[START DATASET EXCERPT]

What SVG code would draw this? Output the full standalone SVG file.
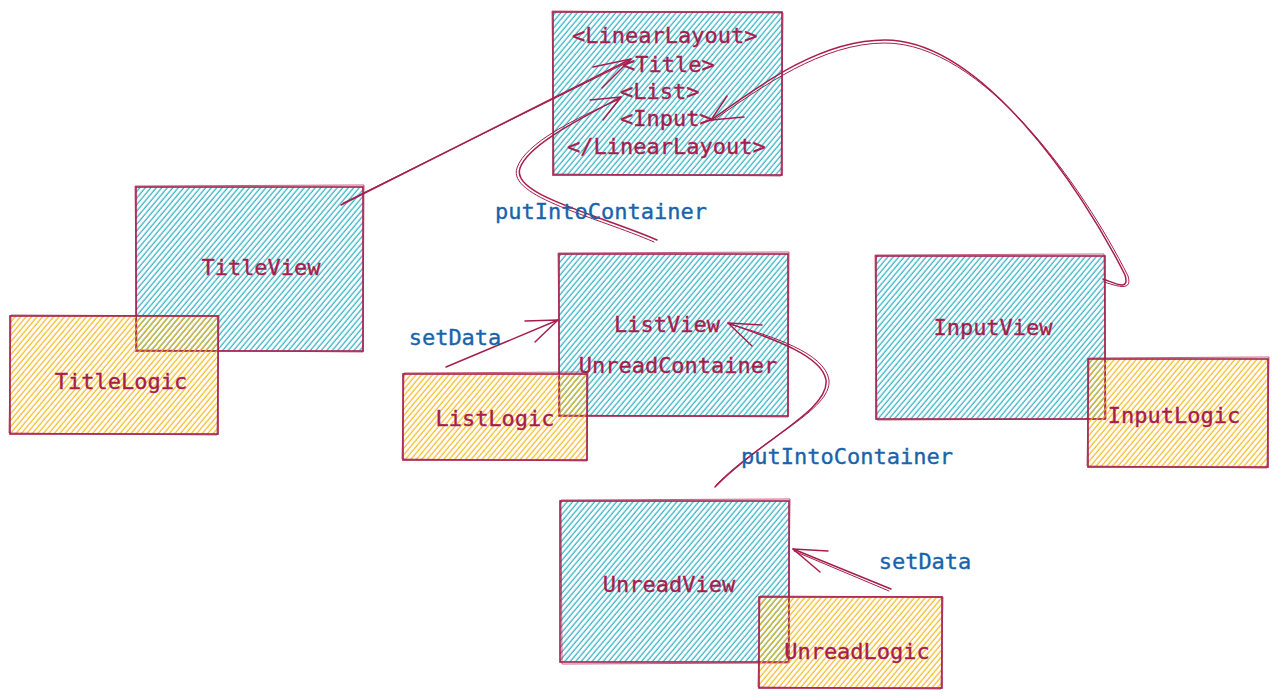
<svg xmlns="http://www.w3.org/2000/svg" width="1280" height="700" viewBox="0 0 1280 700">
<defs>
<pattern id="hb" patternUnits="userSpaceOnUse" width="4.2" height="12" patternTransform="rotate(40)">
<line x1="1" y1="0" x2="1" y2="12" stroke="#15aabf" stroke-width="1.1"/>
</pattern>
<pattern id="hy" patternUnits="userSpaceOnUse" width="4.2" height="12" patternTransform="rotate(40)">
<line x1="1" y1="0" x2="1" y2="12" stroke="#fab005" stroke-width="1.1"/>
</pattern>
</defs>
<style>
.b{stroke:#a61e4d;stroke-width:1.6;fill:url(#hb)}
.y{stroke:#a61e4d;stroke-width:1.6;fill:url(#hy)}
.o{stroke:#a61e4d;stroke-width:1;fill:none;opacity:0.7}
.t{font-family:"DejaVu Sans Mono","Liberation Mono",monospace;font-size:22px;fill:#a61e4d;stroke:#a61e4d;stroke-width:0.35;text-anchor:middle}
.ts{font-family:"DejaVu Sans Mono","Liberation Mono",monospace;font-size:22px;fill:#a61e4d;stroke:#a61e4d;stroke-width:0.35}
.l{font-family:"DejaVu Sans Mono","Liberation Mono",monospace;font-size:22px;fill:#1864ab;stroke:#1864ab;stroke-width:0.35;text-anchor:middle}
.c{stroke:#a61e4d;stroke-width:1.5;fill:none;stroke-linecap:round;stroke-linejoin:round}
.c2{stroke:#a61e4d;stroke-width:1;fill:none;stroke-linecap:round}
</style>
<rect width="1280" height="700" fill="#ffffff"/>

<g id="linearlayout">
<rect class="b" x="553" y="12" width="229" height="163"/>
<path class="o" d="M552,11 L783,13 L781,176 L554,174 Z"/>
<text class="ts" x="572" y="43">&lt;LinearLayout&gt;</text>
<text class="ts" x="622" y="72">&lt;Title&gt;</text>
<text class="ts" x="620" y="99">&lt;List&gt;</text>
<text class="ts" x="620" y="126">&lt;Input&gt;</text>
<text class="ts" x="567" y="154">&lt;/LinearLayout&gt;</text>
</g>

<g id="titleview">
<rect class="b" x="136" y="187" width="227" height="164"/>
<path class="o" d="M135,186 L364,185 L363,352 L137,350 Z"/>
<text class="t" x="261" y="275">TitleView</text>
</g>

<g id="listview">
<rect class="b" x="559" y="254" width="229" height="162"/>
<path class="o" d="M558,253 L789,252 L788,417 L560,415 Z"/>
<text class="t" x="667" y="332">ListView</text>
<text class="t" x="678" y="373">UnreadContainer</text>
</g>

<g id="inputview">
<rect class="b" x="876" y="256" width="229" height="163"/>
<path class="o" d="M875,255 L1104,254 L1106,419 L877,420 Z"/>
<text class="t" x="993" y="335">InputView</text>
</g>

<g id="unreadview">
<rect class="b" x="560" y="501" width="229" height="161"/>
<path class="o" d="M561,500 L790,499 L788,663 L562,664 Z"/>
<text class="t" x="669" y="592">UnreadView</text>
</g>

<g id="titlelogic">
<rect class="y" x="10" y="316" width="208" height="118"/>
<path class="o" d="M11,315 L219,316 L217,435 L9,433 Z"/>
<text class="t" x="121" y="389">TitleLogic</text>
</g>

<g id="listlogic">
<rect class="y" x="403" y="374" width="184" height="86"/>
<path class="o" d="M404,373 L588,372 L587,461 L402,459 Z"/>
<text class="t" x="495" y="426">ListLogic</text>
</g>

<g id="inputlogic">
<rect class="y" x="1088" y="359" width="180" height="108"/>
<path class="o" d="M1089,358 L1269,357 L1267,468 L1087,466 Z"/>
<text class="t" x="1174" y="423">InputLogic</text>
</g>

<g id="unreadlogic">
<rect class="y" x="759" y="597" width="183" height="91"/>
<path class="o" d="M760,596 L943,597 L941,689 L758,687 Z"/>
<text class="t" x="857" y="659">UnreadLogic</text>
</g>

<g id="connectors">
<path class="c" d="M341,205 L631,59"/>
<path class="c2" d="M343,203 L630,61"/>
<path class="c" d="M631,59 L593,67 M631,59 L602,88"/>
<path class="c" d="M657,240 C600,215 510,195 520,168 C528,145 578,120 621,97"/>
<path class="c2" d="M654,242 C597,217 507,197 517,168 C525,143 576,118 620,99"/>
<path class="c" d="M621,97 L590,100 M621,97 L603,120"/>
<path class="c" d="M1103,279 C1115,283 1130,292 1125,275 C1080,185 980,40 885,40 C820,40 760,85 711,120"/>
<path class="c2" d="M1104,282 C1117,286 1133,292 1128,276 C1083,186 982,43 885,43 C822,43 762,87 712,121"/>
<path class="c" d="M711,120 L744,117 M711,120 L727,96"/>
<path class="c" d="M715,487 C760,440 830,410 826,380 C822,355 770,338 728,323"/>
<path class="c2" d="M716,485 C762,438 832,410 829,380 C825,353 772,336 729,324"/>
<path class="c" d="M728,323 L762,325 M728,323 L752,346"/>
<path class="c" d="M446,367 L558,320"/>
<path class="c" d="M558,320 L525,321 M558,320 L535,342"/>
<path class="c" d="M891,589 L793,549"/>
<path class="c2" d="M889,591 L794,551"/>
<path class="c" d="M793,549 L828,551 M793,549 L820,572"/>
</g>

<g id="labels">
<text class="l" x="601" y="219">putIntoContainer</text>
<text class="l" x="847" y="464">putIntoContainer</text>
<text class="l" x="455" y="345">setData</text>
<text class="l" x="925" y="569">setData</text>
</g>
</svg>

[END DATASET EXCERPT]

Print out the material word for word, omitting the pictures.

## RESPONSE TO THE TASK
What SVG code would draw this? Output the full standalone SVG file.
<svg xmlns="http://www.w3.org/2000/svg" width="1280" height="700" viewBox="0 0 1280 700">
<defs>
<pattern id="hb" patternUnits="userSpaceOnUse" width="4.2" height="12" patternTransform="rotate(40)">
<line x1="1" y1="0" x2="1" y2="12" stroke="#15aabf" stroke-width="1.1"/>
</pattern>
<pattern id="hy" patternUnits="userSpaceOnUse" width="4.2" height="12" patternTransform="rotate(40)">
<line x1="1" y1="0" x2="1" y2="12" stroke="#fab005" stroke-width="1.1"/>
</pattern>
</defs>
<style>
.b{stroke:#a61e4d;stroke-width:1.6;fill:url(#hb)}
.y{stroke:#a61e4d;stroke-width:1.6;fill:url(#hy)}
.o{stroke:#a61e4d;stroke-width:1;fill:none;opacity:0.7}
.t{font-family:"DejaVu Sans Mono","Liberation Mono",monospace;font-size:22px;fill:#a61e4d;stroke:#a61e4d;stroke-width:0.35;text-anchor:middle}
.ts{font-family:"DejaVu Sans Mono","Liberation Mono",monospace;font-size:22px;fill:#a61e4d;stroke:#a61e4d;stroke-width:0.35}
.l{font-family:"DejaVu Sans Mono","Liberation Mono",monospace;font-size:22px;fill:#1864ab;stroke:#1864ab;stroke-width:0.35;text-anchor:middle}
.c{stroke:#a61e4d;stroke-width:1.5;fill:none;stroke-linecap:round;stroke-linejoin:round}
.c2{stroke:#a61e4d;stroke-width:1;fill:none;stroke-linecap:round}
</style>
<rect width="1280" height="700" fill="#ffffff"/>

<g id="linearlayout">
<rect class="b" x="553" y="12" width="229" height="163"/>
<path class="o" d="M552,11 L783,13 L781,176 L554,174 Z"/>
<text class="ts" x="572" y="43">&lt;LinearLayout&gt;</text>
<text class="ts" x="622" y="72">&lt;Title&gt;</text>
<text class="ts" x="620" y="99">&lt;List&gt;</text>
<text class="ts" x="620" y="126">&lt;Input&gt;</text>
<text class="ts" x="567" y="154">&lt;/LinearLayout&gt;</text>
</g>

<g id="titleview">
<rect class="b" x="136" y="187" width="227" height="164"/>
<path class="o" d="M135,186 L364,185 L363,352 L137,350 Z"/>
<text class="t" x="261" y="275">TitleView</text>
</g>

<g id="listview">
<rect class="b" x="559" y="254" width="229" height="162"/>
<path class="o" d="M558,253 L789,252 L788,417 L560,415 Z"/>
<text class="t" x="667" y="332">ListView</text>
<text class="t" x="678" y="373">UnreadContainer</text>
</g>

<g id="inputview">
<rect class="b" x="876" y="256" width="229" height="163"/>
<path class="o" d="M875,255 L1104,254 L1106,419 L877,420 Z"/>
<text class="t" x="993" y="335">InputView</text>
</g>

<g id="unreadview">
<rect class="b" x="560" y="501" width="229" height="161"/>
<path class="o" d="M561,500 L790,499 L788,663 L562,664 Z"/>
<text class="t" x="669" y="592">UnreadView</text>
</g>

<g id="titlelogic">
<rect class="y" x="10" y="316" width="208" height="118"/>
<path class="o" d="M11,315 L219,316 L217,435 L9,433 Z"/>
<text class="t" x="121" y="389">TitleLogic</text>
</g>

<g id="listlogic">
<rect class="y" x="403" y="374" width="184" height="86"/>
<path class="o" d="M404,373 L588,372 L587,461 L402,459 Z"/>
<text class="t" x="495" y="426">ListLogic</text>
</g>

<g id="inputlogic">
<rect class="y" x="1088" y="359" width="180" height="108"/>
<path class="o" d="M1089,358 L1269,357 L1267,468 L1087,466 Z"/>
<text class="t" x="1174" y="423">InputLogic</text>
</g>

<g id="unreadlogic">
<rect class="y" x="759" y="597" width="183" height="91"/>
<path class="o" d="M760,596 L943,597 L941,689 L758,687 Z"/>
<text class="t" x="857" y="659">UnreadLogic</text>
</g>

<g id="connectors">
<path class="c" d="M341,205 L631,59"/>
<path class="c2" d="M343,203 L630,61"/>
<path class="c" d="M631,59 L593,67 M631,59 L602,88"/>
<path class="c" d="M657,240 C600,215 510,195 520,168 C528,145 578,120 621,97"/>
<path class="c2" d="M654,242 C597,217 507,197 517,168 C525,143 576,118 620,99"/>
<path class="c" d="M621,97 L590,100 M621,97 L603,120"/>
<path class="c" d="M1103,279 C1115,283 1130,292 1125,275 C1080,185 980,40 885,40 C820,40 760,85 711,120"/>
<path class="c2" d="M1104,282 C1117,286 1133,292 1128,276 C1083,186 982,43 885,43 C822,43 762,87 712,121"/>
<path class="c" d="M711,120 L744,117 M711,120 L727,96"/>
<path class="c" d="M715,487 C760,440 830,410 826,380 C822,355 770,338 728,323"/>
<path class="c2" d="M716,485 C762,438 832,410 829,380 C825,353 772,336 729,324"/>
<path class="c" d="M728,323 L762,325 M728,323 L752,346"/>
<path class="c" d="M446,367 L558,320"/>
<path class="c" d="M558,320 L525,321 M558,320 L535,342"/>
<path class="c" d="M891,589 L793,549"/>
<path class="c2" d="M889,591 L794,551"/>
<path class="c" d="M793,549 L828,551 M793,549 L820,572"/>
</g>

<g id="labels">
<text class="l" x="601" y="219">putIntoContainer</text>
<text class="l" x="847" y="464">putIntoContainer</text>
<text class="l" x="455" y="345">setData</text>
<text class="l" x="925" y="569">setData</text>
</g>
</svg>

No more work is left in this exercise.